De acordo com a Prefeitura de Niterói, a guarda municipal da cidade " trabalha no seu dia a dia com espargidores de pimenta, com alcance médio de 2 metros e de 5 metros, todos não inflamáveis. Além disso, os agentes utilizam armas, conhecidas como sparks, que são dispositivos elétricos incapacitantes que emitem pulsos elétricos que atuam sobre o sistema neuromuscular, causando desorientação, fortes contrações musculares e queda do indivíduo, permitindo a incapacitação temporária do agressor. Os guardas que utilizam o equipamento recebem treinamento específico e também só são utilizados em caso de extrema necessidade, como forma de contenção, e com o objetivo de resguardar a integridade dos guardas, de terceiros e até mesmo do agressor."

Ainda de acordo com a Prefeitura de Niterói, todos os agentes da guarda municipal passaram por cursos de capacitação para a utilização dos materiais não letais, que são usados apenas em situações excepcionais, quando outras formas de atuação, como negociação e imobilização, tiverem se esgotado.

"A Guarda de Niterói passou, nos últimos seis anos, por um processo de aprimoramento com cursos constantes de reciclagem e treinamento específicos, incluindo a utilização de armas não letais. A aquisição pelo governo desse tipo de equipamento faz parte da reestruturação da corporação no combate aos pequenos delitos e prevenção à violência e em apoio a ações de ordenamento urbano.

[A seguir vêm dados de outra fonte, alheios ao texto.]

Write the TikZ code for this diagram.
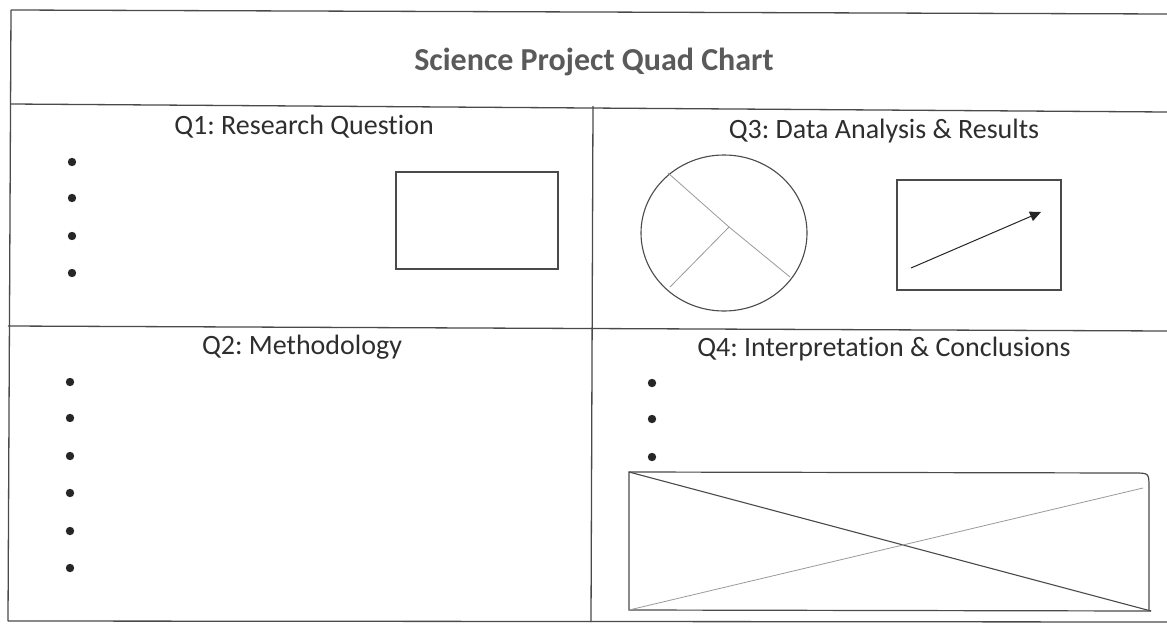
\documentclass[tikz,border=0pt]{standalone}
\usepackage{fontspec}
\setmainfont{Carlito}[Ligatures=NoCommon]
\usepackage{xcolor}
\usetikzlibrary{calc}
\usetikzlibrary{arrows.meta,positioning}
\definecolor{framegray}{HTML}{4A4A4A}
\definecolor{titlegray}{HTML}{5A5A5A}
\definecolor{textgray}{HTML}{2E2E2E}
\definecolor{lightgray}{HTML}{9A9A9A}
\frenchspacing

\begin{document}
\begin{tikzpicture}[x=1pt,y=-1pt,
		frameline/.style={framegray,line width=1.3pt},
		qtitle/.style={text=textgray,font=\fontsize{28}{32}\selectfont,inner sep=0pt},
		bulletdot/.style={fill=black!85}]
		\useasboundingbox (0,0) rectangle (1167,624);
		\fill[white] (0,0) rectangle (1167,624);
		% outer frame and grid
		\draw[frameline] (11,10) -- (1167,14);
		\draw[frameline] (11,104) -- (1167,112);
		\draw[frameline] (8,326) -- (1167,331);
		\draw[frameline] (8,621) -- (1167,622);
		\draw[frameline] (11,10) -- (8,621);
		\draw[frameline] (593,106) -- (591,622);
		% title
		\node[text=titlegray,font=\fontsize{32}{36}\selectfont\bfseries,inner sep=0pt] (title) at (594,62) {Science Project Quad Chart};
		% quadrant headings
		\node[qtitle] (q1) at (304,127) {Q1: Research Question};
		\node[qtitle] (q3) at (884,131) {Q3: Data Analysis \& Results};
		\node[qtitle] (q2) at (302,347) {Q2: Methodology};
		\node[qtitle] (q4) at (884,349) {Q4: Interpretation \& Conclusions};
		% Q1
		\foreach \y in {162,198,236,273}
			\fill[bulletdot] (72,\y) circle (4.2pt);
		\draw[framegray,line width=1.1pt] (396,172) rectangle (558,269);
		% Q3: pie and chart
		\draw[framegray,line width=1.1pt] (724,233) ellipse [x radius=83pt,y radius=78pt];
		\coordinate (pc) at (729,227);
		\draw[lightgray,line width=0.8pt] (pc) -- (668,173);
		\draw[lightgray,line width=0.8pt] (pc) -- (790,277);
		\draw[lightgray,line width=0.8pt] (pc) -- (670,287);
		\draw[framegray,line width=1.1pt] (897,180) rectangle (1061,290);
		\coordinate (trendA) at (911,268);
		\coordinate (trendB) at (1041,212);
		\draw[-{Triangle[length=11pt,width=10pt]},black!85,line width=1pt] (trendA) -- (trendB);
		% Q2
		\foreach \y in {382,418,456,493,531,568}
			\fill[bulletdot] (70,\y) circle (4.2pt);
		% Q4
		\foreach \y in {383,419,457}
			\fill[bulletdot] (652,\y) circle (4.2pt);
		\coordinate (imgTL) at (629,472);
		\coordinate (imgBL) at (629,610);
		\coordinate (imgBR) at (1151,611);
		\draw[framegray,line width=1.2pt] (imgBR) -- (imgBL) -- (imgTL) -- (1134,473) .. controls (1149,473) .. (1149,488) -- (1149,611);
		\draw[framegray,line width=1.1pt] (imgTL) -- (imgBR);
		\draw[lightgray,line width=0.8pt] (imgBL) -- (1143,488);
	\end{tikzpicture}
\end{document}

O emprego de tecnologias de armamentos não letais é recomendado pela Secretaria Nacional de Segurança Pública, pelo Programa Nacional de Segurança Pública com Cidadania e pela Organização das Nações Unidas", escreveu.

A Prefeitura de Maricá informou que " não possui armamento letal e não há projeto ou consulta pública em andamento sobre o tema. Um estudo técnico está sendo feito visando futura aquisição de armamento não-letal para os 379 agentes que compõem o efetivo da Guarda Municipal de Maricá."

A Prefeitura de Itaboraí não se manifestou.